> _THE EXERCISE_
Repeat exactly the lines of the listing below, please, starting with the first and ending with the line containing "pos2 = [122, 288, 321, 461, 518, 643]"; leave out the rest.

(Plotting code records)

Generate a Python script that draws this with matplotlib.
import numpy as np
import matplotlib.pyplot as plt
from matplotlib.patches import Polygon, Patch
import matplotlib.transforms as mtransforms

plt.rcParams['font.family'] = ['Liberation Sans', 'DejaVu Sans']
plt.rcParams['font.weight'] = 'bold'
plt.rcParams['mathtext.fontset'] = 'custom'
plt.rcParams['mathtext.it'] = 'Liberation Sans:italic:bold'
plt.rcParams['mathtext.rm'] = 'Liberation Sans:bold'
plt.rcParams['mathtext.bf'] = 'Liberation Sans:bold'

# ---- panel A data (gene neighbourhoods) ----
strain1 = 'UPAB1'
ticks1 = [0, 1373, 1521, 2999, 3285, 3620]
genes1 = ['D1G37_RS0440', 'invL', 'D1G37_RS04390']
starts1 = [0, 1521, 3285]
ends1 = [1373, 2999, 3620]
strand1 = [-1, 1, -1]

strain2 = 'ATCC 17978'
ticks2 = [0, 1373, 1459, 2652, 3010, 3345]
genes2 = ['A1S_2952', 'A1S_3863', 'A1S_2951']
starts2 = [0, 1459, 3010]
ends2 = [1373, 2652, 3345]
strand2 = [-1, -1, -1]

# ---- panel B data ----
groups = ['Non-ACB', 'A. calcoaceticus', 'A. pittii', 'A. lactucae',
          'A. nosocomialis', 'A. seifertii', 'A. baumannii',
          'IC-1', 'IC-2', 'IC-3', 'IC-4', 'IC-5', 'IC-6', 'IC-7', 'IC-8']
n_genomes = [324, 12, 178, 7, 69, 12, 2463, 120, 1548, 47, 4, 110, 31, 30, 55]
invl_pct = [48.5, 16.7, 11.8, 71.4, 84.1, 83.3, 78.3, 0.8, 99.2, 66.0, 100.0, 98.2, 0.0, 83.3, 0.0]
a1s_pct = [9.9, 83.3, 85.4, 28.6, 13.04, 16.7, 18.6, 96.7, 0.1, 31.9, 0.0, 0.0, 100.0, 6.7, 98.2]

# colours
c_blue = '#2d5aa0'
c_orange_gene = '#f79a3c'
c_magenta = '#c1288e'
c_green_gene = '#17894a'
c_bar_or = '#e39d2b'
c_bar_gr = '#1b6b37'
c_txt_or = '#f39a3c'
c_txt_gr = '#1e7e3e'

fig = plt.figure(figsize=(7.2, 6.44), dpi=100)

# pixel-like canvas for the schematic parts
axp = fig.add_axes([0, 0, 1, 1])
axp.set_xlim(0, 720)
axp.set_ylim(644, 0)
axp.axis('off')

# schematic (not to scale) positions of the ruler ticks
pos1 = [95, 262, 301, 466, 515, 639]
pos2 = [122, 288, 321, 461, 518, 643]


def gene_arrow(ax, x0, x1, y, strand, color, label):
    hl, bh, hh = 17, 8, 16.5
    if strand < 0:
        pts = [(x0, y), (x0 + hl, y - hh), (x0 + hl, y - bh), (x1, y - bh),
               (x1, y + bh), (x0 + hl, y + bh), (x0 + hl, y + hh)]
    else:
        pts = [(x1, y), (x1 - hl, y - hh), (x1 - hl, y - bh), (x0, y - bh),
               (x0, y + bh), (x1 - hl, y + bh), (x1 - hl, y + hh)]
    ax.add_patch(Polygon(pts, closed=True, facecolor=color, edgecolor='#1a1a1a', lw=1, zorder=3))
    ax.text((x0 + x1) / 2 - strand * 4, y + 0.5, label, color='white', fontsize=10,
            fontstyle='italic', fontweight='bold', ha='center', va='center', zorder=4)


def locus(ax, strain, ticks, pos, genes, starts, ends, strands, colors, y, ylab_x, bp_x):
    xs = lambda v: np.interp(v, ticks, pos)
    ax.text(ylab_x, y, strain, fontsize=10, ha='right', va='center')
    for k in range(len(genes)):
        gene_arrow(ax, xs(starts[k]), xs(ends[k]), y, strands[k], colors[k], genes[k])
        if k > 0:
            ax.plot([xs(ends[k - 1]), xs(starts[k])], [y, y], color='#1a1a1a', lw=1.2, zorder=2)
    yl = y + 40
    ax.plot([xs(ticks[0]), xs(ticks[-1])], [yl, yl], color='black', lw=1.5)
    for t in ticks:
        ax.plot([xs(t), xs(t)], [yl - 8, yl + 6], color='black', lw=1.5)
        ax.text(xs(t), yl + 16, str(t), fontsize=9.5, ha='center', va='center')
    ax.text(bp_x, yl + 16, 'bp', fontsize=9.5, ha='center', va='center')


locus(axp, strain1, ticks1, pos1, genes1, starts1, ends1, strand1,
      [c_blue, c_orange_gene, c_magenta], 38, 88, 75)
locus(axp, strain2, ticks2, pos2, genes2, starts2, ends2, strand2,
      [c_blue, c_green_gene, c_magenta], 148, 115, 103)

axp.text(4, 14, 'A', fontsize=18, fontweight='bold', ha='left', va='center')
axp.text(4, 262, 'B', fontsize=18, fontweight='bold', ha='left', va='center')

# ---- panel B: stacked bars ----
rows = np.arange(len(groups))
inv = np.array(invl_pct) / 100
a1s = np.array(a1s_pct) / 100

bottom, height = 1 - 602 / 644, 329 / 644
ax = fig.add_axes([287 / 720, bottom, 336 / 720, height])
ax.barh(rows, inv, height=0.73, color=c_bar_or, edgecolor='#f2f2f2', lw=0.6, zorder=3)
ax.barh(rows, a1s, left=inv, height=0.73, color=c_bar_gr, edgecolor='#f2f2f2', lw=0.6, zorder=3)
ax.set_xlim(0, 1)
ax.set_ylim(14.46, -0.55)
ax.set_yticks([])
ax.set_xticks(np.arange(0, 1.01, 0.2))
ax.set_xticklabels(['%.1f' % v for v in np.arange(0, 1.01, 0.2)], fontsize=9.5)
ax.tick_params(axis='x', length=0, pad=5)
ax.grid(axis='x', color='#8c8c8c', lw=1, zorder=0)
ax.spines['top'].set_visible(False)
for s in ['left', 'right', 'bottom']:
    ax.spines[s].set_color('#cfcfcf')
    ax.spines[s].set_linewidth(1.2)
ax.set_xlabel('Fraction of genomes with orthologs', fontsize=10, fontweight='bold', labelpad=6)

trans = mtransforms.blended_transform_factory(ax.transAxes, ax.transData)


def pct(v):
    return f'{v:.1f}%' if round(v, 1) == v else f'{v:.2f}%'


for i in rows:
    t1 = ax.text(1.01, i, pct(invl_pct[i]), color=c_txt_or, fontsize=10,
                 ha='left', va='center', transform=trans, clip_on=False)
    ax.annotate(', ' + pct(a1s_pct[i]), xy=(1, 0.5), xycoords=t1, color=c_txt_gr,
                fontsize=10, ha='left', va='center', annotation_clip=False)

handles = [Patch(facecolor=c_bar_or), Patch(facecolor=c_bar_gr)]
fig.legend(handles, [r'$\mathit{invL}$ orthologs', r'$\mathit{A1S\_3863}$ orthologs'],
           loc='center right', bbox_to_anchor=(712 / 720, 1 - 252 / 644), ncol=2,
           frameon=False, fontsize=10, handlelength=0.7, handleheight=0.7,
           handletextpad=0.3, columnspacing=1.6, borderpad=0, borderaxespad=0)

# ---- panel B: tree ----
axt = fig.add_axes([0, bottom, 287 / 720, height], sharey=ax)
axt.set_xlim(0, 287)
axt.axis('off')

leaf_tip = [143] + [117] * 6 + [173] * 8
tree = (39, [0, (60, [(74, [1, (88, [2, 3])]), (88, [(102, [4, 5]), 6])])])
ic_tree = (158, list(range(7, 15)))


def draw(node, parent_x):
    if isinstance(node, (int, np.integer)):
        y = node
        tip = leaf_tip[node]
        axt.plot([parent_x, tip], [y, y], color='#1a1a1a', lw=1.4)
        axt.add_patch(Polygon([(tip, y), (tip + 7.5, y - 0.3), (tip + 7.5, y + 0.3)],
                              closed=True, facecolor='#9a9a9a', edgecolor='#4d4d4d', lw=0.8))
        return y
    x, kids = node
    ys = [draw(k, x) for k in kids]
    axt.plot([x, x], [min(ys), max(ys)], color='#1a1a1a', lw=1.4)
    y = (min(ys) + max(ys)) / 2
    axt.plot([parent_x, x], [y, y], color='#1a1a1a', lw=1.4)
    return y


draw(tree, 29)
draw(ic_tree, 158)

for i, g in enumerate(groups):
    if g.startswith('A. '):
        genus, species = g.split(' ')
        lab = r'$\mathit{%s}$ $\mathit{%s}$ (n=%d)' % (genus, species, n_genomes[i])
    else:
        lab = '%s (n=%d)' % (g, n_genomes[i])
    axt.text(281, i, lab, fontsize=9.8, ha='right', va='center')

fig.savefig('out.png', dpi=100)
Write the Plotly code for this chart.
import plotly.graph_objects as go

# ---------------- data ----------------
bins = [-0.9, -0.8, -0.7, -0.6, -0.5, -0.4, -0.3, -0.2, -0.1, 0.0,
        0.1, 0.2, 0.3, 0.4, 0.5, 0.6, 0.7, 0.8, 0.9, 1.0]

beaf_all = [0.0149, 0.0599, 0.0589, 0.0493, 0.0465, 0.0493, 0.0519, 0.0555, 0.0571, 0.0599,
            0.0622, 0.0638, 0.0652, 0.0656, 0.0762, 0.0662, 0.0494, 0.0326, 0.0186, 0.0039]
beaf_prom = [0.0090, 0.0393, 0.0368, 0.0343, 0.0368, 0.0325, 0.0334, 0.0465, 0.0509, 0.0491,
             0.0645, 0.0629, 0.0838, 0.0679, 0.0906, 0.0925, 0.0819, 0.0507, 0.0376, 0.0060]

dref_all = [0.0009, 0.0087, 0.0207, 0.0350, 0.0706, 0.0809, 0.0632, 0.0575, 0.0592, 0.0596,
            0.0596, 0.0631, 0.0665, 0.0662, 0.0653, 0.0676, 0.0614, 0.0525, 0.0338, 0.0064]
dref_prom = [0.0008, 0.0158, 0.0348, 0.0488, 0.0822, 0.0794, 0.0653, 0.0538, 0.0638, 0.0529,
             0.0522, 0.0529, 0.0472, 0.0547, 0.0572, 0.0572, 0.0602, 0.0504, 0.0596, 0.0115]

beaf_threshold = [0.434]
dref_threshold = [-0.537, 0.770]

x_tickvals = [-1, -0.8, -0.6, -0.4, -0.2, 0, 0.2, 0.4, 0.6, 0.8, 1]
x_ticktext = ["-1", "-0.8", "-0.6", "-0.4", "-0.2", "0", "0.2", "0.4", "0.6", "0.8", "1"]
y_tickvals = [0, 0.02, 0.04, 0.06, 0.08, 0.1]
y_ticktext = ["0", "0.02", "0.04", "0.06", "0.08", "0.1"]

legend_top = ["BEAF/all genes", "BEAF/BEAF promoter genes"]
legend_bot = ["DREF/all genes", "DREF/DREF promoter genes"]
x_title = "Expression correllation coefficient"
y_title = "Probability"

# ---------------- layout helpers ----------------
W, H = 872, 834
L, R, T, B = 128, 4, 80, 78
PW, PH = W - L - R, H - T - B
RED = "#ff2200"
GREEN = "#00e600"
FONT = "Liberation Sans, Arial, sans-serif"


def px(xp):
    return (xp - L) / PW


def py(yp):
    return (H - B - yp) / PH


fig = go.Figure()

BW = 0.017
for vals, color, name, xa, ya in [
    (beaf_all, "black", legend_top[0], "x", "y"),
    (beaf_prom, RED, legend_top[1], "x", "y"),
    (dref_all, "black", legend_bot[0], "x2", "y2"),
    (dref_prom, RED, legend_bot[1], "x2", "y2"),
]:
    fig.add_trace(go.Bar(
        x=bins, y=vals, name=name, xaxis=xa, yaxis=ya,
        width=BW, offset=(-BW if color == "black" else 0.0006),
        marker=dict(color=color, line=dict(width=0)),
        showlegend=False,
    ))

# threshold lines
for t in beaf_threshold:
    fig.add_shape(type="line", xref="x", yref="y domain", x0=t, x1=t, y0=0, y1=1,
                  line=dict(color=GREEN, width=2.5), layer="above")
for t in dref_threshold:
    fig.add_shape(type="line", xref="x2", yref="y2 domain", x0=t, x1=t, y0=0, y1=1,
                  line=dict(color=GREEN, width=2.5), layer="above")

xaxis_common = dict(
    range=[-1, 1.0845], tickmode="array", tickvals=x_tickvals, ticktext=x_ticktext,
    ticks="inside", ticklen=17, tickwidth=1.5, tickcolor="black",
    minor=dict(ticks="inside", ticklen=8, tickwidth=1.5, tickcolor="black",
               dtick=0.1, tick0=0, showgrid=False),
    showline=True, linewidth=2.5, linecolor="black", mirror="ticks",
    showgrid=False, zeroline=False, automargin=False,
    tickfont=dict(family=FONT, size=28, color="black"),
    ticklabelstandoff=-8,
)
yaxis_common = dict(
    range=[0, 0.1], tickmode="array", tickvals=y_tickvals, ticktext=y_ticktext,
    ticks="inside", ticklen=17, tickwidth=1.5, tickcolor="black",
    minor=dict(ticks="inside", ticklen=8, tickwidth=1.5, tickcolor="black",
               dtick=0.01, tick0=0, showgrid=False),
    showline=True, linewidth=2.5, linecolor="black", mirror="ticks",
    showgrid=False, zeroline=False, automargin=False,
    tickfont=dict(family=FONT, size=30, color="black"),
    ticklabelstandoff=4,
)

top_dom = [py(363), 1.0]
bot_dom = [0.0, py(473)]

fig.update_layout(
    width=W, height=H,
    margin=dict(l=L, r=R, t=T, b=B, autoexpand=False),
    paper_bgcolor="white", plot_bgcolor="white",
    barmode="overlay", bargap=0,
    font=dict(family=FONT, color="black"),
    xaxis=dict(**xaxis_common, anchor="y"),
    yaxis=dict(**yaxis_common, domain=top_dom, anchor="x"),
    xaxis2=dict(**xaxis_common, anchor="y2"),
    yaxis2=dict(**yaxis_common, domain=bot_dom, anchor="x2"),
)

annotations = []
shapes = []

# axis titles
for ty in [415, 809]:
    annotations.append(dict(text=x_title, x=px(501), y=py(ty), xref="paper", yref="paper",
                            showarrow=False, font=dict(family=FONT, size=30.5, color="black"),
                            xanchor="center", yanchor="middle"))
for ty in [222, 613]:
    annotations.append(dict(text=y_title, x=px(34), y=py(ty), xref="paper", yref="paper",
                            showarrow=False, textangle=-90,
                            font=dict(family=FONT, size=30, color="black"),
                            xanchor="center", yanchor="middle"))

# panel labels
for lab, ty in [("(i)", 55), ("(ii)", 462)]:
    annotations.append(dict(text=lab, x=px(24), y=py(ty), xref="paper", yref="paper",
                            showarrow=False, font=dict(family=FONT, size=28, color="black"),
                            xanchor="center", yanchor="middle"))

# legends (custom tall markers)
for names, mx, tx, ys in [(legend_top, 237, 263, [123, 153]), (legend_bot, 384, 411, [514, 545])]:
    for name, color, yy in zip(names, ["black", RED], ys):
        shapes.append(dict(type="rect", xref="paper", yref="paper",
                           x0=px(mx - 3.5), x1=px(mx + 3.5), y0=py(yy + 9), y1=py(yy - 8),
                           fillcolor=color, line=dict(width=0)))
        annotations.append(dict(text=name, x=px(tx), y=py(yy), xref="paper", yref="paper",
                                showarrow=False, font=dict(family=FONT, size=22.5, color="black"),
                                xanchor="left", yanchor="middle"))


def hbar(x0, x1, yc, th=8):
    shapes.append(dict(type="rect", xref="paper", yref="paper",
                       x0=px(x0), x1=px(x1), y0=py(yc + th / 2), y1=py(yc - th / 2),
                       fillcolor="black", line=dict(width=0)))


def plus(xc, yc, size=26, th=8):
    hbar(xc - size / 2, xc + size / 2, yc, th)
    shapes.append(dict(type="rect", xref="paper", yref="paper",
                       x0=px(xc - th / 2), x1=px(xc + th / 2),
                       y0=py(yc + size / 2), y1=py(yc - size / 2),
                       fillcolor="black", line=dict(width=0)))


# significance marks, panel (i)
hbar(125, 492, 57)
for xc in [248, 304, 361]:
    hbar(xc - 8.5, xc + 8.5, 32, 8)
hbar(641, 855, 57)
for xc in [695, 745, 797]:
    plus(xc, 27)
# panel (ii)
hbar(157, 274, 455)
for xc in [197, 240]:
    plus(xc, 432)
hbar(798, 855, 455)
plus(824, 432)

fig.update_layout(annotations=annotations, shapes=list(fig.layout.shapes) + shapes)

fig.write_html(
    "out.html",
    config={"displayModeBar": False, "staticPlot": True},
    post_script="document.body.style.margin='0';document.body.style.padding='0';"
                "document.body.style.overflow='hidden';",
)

> _RESULT FOR THIS TASK_
Generate a Python script that draws this with matplotlib.
import numpy as np
import matplotlib.pyplot as plt
from matplotlib.patches import Polygon, Patch
import matplotlib.transforms as mtransforms

plt.rcParams['font.family'] = ['Liberation Sans', 'DejaVu Sans']
plt.rcParams['font.weight'] = 'bold'
plt.rcParams['mathtext.fontset'] = 'custom'
plt.rcParams['mathtext.it'] = 'Liberation Sans:italic:bold'
plt.rcParams['mathtext.rm'] = 'Liberation Sans:bold'
plt.rcParams['mathtext.bf'] = 'Liberation Sans:bold'

# ---- panel A data (gene neighbourhoods) ----
strain1 = 'UPAB1'
ticks1 = [0, 1373, 1521, 2999, 3285, 3620]
genes1 = ['D1G37_RS0440', 'invL', 'D1G37_RS04390']
starts1 = [0, 1521, 3285]
ends1 = [1373, 2999, 3620]
strand1 = [-1, 1, -1]

strain2 = 'ATCC 17978'
ticks2 = [0, 1373, 1459, 2652, 3010, 3345]
genes2 = ['A1S_2952', 'A1S_3863', 'A1S_2951']
starts2 = [0, 1459, 3010]
ends2 = [1373, 2652, 3345]
strand2 = [-1, -1, -1]

# ---- panel B data ----
groups = ['Non-ACB', 'A. calcoaceticus', 'A. pittii', 'A. lactucae',
          'A. nosocomialis', 'A. seifertii', 'A. baumannii',
          'IC-1', 'IC-2', 'IC-3', 'IC-4', 'IC-5', 'IC-6', 'IC-7', 'IC-8']
n_genomes = [324, 12, 178, 7, 69, 12, 2463, 120, 1548, 47, 4, 110, 31, 30, 55]
invl_pct = [48.5, 16.7, 11.8, 71.4, 84.1, 83.3, 78.3, 0.8, 99.2, 66.0, 100.0, 98.2, 0.0, 83.3, 0.0]
a1s_pct = [9.9, 83.3, 85.4, 28.6, 13.04, 16.7, 18.6, 96.7, 0.1, 31.9, 0.0, 0.0, 100.0, 6.7, 98.2]

# colours
c_blue = '#2d5aa0'
c_orange_gene = '#f79a3c'
c_magenta = '#c1288e'
c_green_gene = '#17894a'
c_bar_or = '#e39d2b'
c_bar_gr = '#1b6b37'
c_txt_or = '#f39a3c'
c_txt_gr = '#1e7e3e'

fig = plt.figure(figsize=(7.2, 6.44), dpi=100)

# pixel-like canvas for the schematic parts
axp = fig.add_axes([0, 0, 1, 1])
axp.set_xlim(0, 720)
axp.set_ylim(644, 0)
axp.axis('off')

# schematic (not to scale) positions of the ruler ticks
pos1 = [95, 262, 301, 466, 515, 639]
pos2 = [122, 288, 321, 461, 518, 643]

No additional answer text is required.